In The Conformist (1971), considered by
many critics Bertolucci's masterpiece, lighting, decor, costume and music shape
a stylized backdrop of Fascist Italy against which the hero attempts to resolve
his own sexual and political conflicts. The classic sequence in which the two
central women characters perform a tango is a Bertolucci signature: the dance as
metaphor. The dance also appears at the center of his controversial Last
Tango in Paris (1973). Considered obscene by some viewers, Last Tango in
Paris was for
others a breakthrough in the depiction of sexual politics in its presentation of
the passionate, conflicted relationship between an older man and a younger woman
in the enclosed psychological space of chamber cinema.
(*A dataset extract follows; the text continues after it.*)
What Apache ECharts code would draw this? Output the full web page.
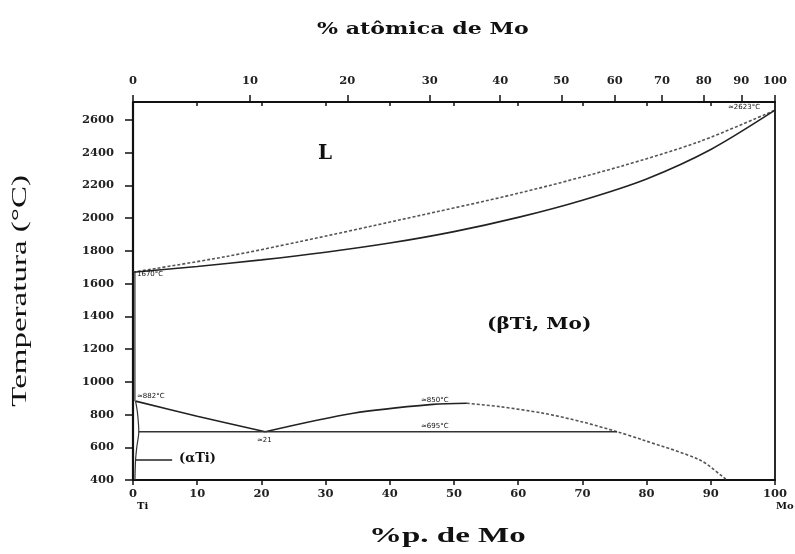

As with The Conformist,
the visual style and themes of Last Tango in Paris were to influence a
generation of filmmakers. Controversy also surrounded Luna (1979) because of its
graphic portrayal of mother/son incest. The mythic subtext of the film focuses
once again on the search for a father: both the Italian sire of the young
American boy and the artistic father (Verdi) of his opera-singer mother.
Bertolucci returned to his northern Italian roots in the sweeping epic
1900
(1977). The film charts 45 years of social history and class struggle through
the friendship-and political enmity-of two men born, on different sides of the
social fence, at the turn of the century. Bertolucci again demonstrated his
adeptness with the epic form in The Last
Emperor (1987), winner of nine Academy
Awards, including best director and best picture. The film follows the shifting
fortunes of Pu Yi, who begins his life as the last emperor of China and ends it
as a gardener in post-revolutionary Pekin. Recurrent themes of sexual and
political identity are explored within the perverse ambience of the Chinese
court and during Pu Yi's subsequent political exile, imprisonment and political
"rehabilitation." Bertolucci's much-anticipated adaptation of Paul
Bowles's cult favorite The Sheltering Sky (1990), starring John Malkovich and
Debra Winger, proved a critical and financial disappointment. Romantic and
sensuous, Bertolucci's work is characterized by expressive mise-en-scène,
rhythmic editing, fluid camera movement and complex narration, typically backed
by an evocative musical score. He is at once heir to a generation of great
Italian filmmakers and a dominant force in international cinema today.